Some of us, sadly, go overboard. We get pulled in and thrown around in the salty violence of it all, desperately clinging to any driftwood we can find. I’ve been that person. For so long I was that girl clinging to any perceived safety I could grasp, even if that safety was only an illusion.
Then there are the ones who sprout wings. The privileged few who can rise above the storm, flying high above the danger and the flying debris, the cloud and the rain. They wait it out, watching through gaps in the black clouds below.
Finally, there are those who could sprout wings but choose instead to grow a tail. They erupt into scales, flick their fins and dive into the waves headfirst, eager to find the being in the depths that they can calm, protect or do battle with, to save those above, even while knowing that they may never return to their people and their own self as it used to be.

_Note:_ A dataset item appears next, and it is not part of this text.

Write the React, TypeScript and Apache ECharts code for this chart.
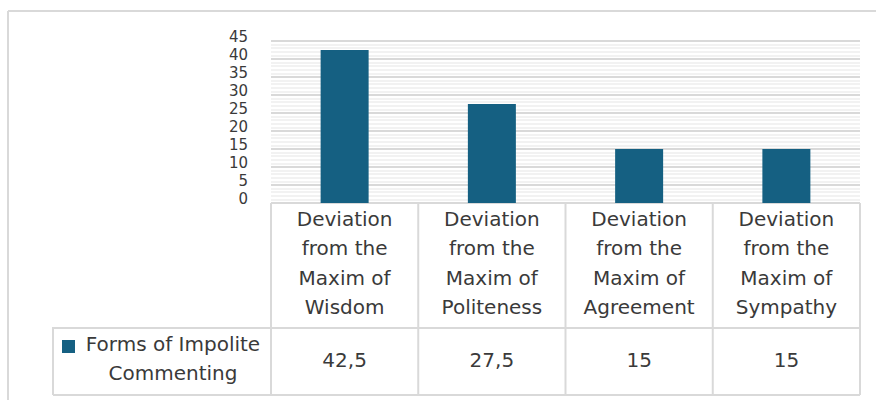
import React, { useEffect, useRef } from "react";
import * as echarts from "echarts";

// Data
const categories = [
  "Deviation from the Maxim of Wisdom",
  "Deviation from the Maxim of Politeness",
  "Deviation from the Maxim of Agreement",
  "Deviation from the Maxim of Sympathy",
];
const seriesName = "Forms of Impolite Commenting";
const seriesValues = [42.5, 27.5, 15, 15];
const yTicks = [0, 5, 10, 15, 20, 25, 30, 35, 40, 45];

// Layout
const W = 876;
const H = 400;
const GRID_LEFT = 271;
const GRID_TOP = 41;
const GRID_RIGHT = 860;
const GRID_BOTTOM = 203;
const LABEL_LIFT = 4;
const TABLE_MID = 328;
const TABLE_BOTTOM = 395;
const LEGEND_LEFT = 53;
const BAR_COLOR = "#156082";
const BORDER = "#d9d9d9";
const TEXT = "#3a3a3a";
const TABLE_FONT = "DejaVu Sans";
const TABLE_SIZE = 20;

const wrapCategory = (s: string) =>
  s.replace(/^(Deviation) (from the) (Maxim of) (.*)$/, "$1\n$2\n$3\n$4");
const formatValue = (v: number) => String(v).replace(".", ",");

export default function App() {
  const ref = useRef<HTMLDivElement>(null);

  useEffect(() => {
    if (!ref.current) return;
    const chart = echarts.init(ref.current, undefined, { renderer: "svg" });

    const colW = (GRID_RIGHT - GRID_LEFT) / categories.length;
    const line = (x1: number, y1: number, x2: number, y2: number) => ({
      type: "line",
      shape: { x1, y1, x2, y2 },
      style: { stroke: BORDER, lineWidth: 2 },
      silent: true,
    });

    const tableLines: any[] = [
      // outer chart frame
      line(8, 11, W + 10, 11),
      line(8, 11, 8, H + 10),
      // table rules
      line(GRID_LEFT, GRID_BOTTOM, GRID_RIGHT, GRID_BOTTOM),
      line(LEGEND_LEFT, TABLE_MID, GRID_RIGHT, TABLE_MID),
      line(LEGEND_LEFT, TABLE_BOTTOM, GRID_RIGHT, TABLE_BOTTOM),
      line(LEGEND_LEFT, TABLE_MID - 1, LEGEND_LEFT, TABLE_BOTTOM),
    ];
    for (let i = 0; i <= categories.length; i++) {
      const x = GRID_LEFT + i * colW;
      tableLines.push(line(x, GRID_BOTTOM, x, TABLE_BOTTOM));
    }

    const headerTexts = categories.map((c, i) => ({
      type: "text",
      x: GRID_LEFT + (i + 0.5) * colW,
      y: 263,
      style: {
        text: wrapCategory(c),
        fontFamily: TABLE_FONT,
        fontSize: TABLE_SIZE,
        lineHeight: 29.5,
        fill: TEXT,
        align: "center",
        verticalAlign: "middle",
      },
    }));

    const valueTexts = seriesValues.map((v, i) => ({
      type: "text",
      x: GRID_LEFT + (i + 0.5) * colW,
      y: 360,
      style: {
        text: formatValue(v),
        fontFamily: TABLE_FONT,
        fontSize: TABLE_SIZE,
        fill: TEXT,
        align: "center",
        verticalAlign: "middle",
      },
    }));

    const legend: any[] = [
      {
        type: "rect",
        shape: { x: 62, y: 340, width: 13, height: 13 },
        style: { fill: BAR_COLOR },
      },
      {
        type: "text",
        x: 173,
        y: 358.5,
        style: {
          text: seriesName.replace("Impolite ", "Impolite\n"),
          fontFamily: TABLE_FONT,
          fontSize: TABLE_SIZE,
          lineHeight: 29,
          fill: TEXT,
          align: "center",
          verticalAlign: "middle",
        },
      },
    ];

    const valueRange = {
      type: "value",
      min: yTicks[0],
      max: yTicks[yTicks.length - 1],
      interval: yTicks[1] - yTicks[0],
      axisLine: { show: false },
      axisTick: { show: false },
    };

    chart.setOption({
      animation: false,
      grid: [
        {
          left: GRID_LEFT,
          top: GRID_TOP,
          width: GRID_RIGHT - GRID_LEFT,
          height: GRID_BOTTOM - GRID_TOP,
        },
        // tick labels sit slightly above their gridlines
        {
          left: GRID_LEFT,
          top: GRID_TOP - LABEL_LIFT,
          width: GRID_RIGHT - GRID_LEFT,
          height: GRID_BOTTOM - GRID_TOP,
        },
      ],
      xAxis: [
        {
          type: "category",
          gridIndex: 0,
          data: categories,
          axisLine: { show: false },
          axisTick: { show: false },
          axisLabel: { show: false },
        },
        {
          type: "category",
          gridIndex: 1,
          data: categories,
          show: false,
        },
      ],
      yAxis: [
        {
          ...valueRange,
          gridIndex: 0,
          axisLabel: { show: false },
          splitLine: { show: true, lineStyle: { color: BORDER, width: 2 } },
          minorTick: { show: false, splitNumber: 5 },
          minorSplitLine: { show: true, lineStyle: { color: "#eeeeee", width: 1.5 } },
        },
        {
          ...valueRange,
          gridIndex: 1,
          splitLine: { show: false },
          axisLabel: {
            fontFamily: "DejaVu Sans",
            fontSize: 15,
            lineHeight: 15,
            color: TEXT,
            margin: 23,
            showMinLabel: true,
            showMaxLabel: true,
            hideOverlap: false,
          },
        },
      ],
      series: [
        {
          name: seriesName,
          type: "bar",
          xAxisIndex: 0,
          yAxisIndex: 0,
          data: seriesValues,
          barWidth: 48,
          itemStyle: { color: BAR_COLOR },
        },
      ],
      graphic: [...tableLines, ...headerTexts, ...valueTexts, ...legend],
    });

    return () => chart.dispose();
  }, []);

  return (
    <div
      ref={ref}
      style={{ position: "fixed", left: 0, top: 0, width: W, height: H, background: "#fff" }}
    />
  );
}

Whichever you are, remember that the gods are not angry forever. The waves will calm, the lightning will cease and the boat will lay safe on the surface. There will be blue skies again, where we can dock the boat, get back to land and play in the golden sand… In the meantime, which are you?

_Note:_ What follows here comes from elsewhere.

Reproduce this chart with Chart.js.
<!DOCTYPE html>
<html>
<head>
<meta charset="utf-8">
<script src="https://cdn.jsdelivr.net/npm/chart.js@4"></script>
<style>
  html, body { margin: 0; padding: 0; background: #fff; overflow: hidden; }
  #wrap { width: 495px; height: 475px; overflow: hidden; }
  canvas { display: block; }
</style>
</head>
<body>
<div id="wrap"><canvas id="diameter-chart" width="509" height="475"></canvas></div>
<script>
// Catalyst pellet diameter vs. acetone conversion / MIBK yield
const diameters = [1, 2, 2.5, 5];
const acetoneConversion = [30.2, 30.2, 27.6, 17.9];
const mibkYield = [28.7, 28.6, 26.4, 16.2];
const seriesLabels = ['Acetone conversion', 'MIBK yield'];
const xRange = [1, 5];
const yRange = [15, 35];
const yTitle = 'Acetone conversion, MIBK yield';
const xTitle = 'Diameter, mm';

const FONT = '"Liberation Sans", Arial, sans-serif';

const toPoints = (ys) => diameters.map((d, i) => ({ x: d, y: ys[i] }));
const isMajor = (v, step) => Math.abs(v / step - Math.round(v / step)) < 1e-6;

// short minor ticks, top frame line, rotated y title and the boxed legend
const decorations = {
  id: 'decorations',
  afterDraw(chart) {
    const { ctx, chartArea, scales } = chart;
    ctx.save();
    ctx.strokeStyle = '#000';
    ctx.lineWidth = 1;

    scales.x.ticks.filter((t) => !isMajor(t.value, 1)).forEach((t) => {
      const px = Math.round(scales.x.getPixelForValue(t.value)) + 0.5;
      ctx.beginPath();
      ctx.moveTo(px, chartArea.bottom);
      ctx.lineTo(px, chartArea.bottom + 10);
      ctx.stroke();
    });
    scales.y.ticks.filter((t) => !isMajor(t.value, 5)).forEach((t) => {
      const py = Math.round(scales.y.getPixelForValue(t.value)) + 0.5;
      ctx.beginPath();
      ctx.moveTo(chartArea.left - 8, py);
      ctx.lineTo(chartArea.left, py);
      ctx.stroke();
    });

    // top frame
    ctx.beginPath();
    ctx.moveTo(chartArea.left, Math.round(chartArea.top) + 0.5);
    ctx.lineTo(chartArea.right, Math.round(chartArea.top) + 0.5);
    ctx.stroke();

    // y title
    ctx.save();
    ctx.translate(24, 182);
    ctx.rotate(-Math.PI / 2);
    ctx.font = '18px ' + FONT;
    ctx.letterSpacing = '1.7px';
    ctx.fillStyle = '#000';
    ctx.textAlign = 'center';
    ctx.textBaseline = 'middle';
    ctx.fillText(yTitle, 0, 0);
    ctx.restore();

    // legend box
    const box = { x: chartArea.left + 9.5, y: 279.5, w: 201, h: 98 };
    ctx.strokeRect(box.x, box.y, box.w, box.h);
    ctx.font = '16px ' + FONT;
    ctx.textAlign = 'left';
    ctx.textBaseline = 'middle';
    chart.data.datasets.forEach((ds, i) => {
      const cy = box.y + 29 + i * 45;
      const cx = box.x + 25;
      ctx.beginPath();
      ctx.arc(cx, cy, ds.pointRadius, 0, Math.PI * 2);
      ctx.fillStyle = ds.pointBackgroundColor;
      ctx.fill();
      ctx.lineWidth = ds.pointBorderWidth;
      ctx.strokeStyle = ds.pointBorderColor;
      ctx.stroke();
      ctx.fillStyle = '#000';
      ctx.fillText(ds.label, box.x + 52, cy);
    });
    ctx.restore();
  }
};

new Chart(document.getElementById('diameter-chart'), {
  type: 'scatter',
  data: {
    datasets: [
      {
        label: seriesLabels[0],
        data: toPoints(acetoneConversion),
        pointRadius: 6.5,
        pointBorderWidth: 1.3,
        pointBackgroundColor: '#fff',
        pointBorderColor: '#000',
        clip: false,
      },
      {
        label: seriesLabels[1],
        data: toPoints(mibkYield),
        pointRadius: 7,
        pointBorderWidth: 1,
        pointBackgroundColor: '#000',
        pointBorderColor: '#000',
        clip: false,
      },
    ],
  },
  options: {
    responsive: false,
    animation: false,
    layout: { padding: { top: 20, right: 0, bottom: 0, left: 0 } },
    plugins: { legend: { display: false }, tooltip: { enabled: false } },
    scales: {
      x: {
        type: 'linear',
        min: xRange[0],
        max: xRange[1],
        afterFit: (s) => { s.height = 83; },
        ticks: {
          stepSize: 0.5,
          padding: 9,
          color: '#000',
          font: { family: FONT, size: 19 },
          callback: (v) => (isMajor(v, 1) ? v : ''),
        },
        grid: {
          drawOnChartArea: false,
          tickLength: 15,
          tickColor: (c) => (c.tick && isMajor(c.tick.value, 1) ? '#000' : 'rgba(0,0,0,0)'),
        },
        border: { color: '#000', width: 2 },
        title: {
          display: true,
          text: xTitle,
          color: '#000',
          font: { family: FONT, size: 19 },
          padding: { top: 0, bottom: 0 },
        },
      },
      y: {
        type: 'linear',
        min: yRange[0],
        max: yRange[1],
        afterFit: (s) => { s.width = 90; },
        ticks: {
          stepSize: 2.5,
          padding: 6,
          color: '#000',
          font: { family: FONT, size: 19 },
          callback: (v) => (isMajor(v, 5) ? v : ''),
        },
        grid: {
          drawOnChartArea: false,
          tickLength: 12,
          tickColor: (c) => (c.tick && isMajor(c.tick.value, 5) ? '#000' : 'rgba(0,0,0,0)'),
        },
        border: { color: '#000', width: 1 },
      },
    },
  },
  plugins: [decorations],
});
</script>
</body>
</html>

As I sit here pondering on what to write about today in my musings, I realise that there has been one prominent theme to the work I’ve been doing in my volunteer role over the last couple of months that I would like to talk about as much as possible. That topic is tolerance.

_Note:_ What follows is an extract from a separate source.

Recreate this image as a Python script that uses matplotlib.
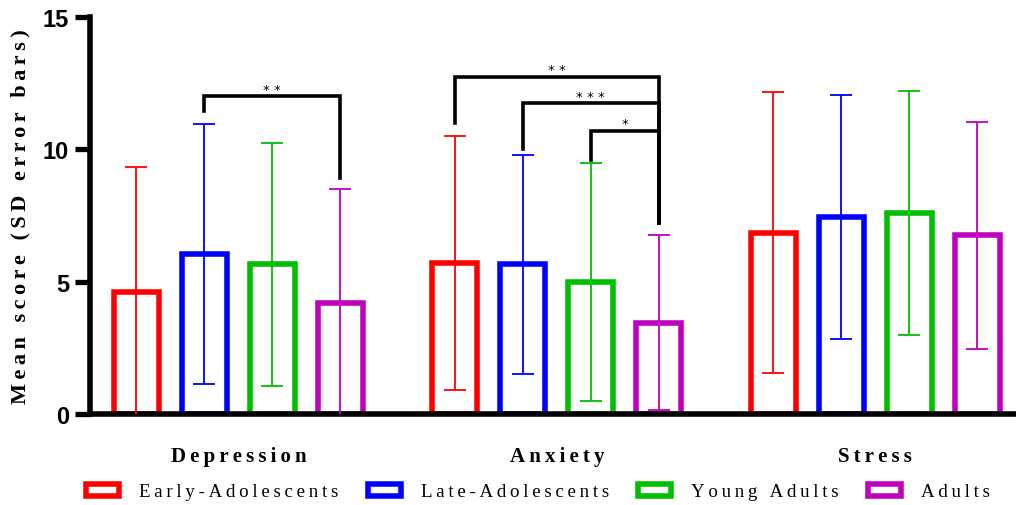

I’ve talked to Interfaith groups about discrimination, dealt with complaints over lifestyle choices and individuals bullying others over the personal choices they’ve made and taken part in group meetings towards either creating connection and understanding within community groups or fighting things that we should have no tolerance for.
I’m keenly aware that this isn’t just a theme that’s been running for me alone. It’s one that’s been on the social agenda for millennia and so it should be because a society, community or group of any kind needs to understand its limits of tolerance and constantly be checking its own morality.
The aims of the organisation that I volunteer for are to work along that fine edge between fighting for tolerance for the beliefs of our own community in all arenas at the same time as fighting intolerance towards our beliefs and practices from places and people that have little to no understanding of them. It can be a tricky line to walk.
All this work on tolerance got me thinking about the tolerance paradox and how it applies to the wider Pagan community. Karl Popper, an Austrian born philosopher and academic, theorised that unchecked tolerance would eventually lead to the extinction of tolerance entirely. This makes a lot of sense to me, but it isn’t quite as simple as being intolerant of the intolerant without taking other actions first because that in itself can cause problems. We have to allow them their right to free speech up to a certain limit if we’re to be just and fair but what we can’t do is allow that free speech to get out of hand and begin causing harm or to grow massively and take over a community. There must be consequences when that free speech causes harm to others. It’s those consequences that keep the intolerant to small groups of manageable numbers and unable to grow exponentially.
Within the Pagan community I see lots of tolerance between people and groups, I also see a huge amount of intolerance. I see it in the vitriol pouring from someone who believes someone else is “doing it wrong” somehow or towards groups that they see a certain way, yet that group is trying their best in their own way. I also see fringe groups enabling, even promoting, far right wing ideals. I’ve been on the receiving end of it occasionally too and I know with surety that some of my friends have too. We have to do better at recognising and acting when it’s time to be intolerant and when it’s time to do the exact opposite and be tolerant. We have to find that fine line and walk it ourselves so that others are empowered to do the same. That will keep the limits set and the behaviour we shouldn’t tolerate from raising it’s ugly head.
It is one of the remits in my volunteer role to act with tolerance towards the beliefs and practices of others. It is also my responsibility to stand up when it’s time to be intolerant and act against something that is causing harm. These aren’t just aspects of my role either, they are strongly held personal beliefs which I try to live my life by. Just like anyone, I sometimes catch myself being intolerant where tolerance is due and I have take some time to re-examine my beliefs and linked emotions. I believe to my core that we should all emanate this kind of behaviour and lead by example because it is not enough to believe it or say it, our actions have to meet those beliefs and the words we say.
My main question after all this musing is can we somehow find ways to work together and walk that fine line between tolerance and intolerance somehow?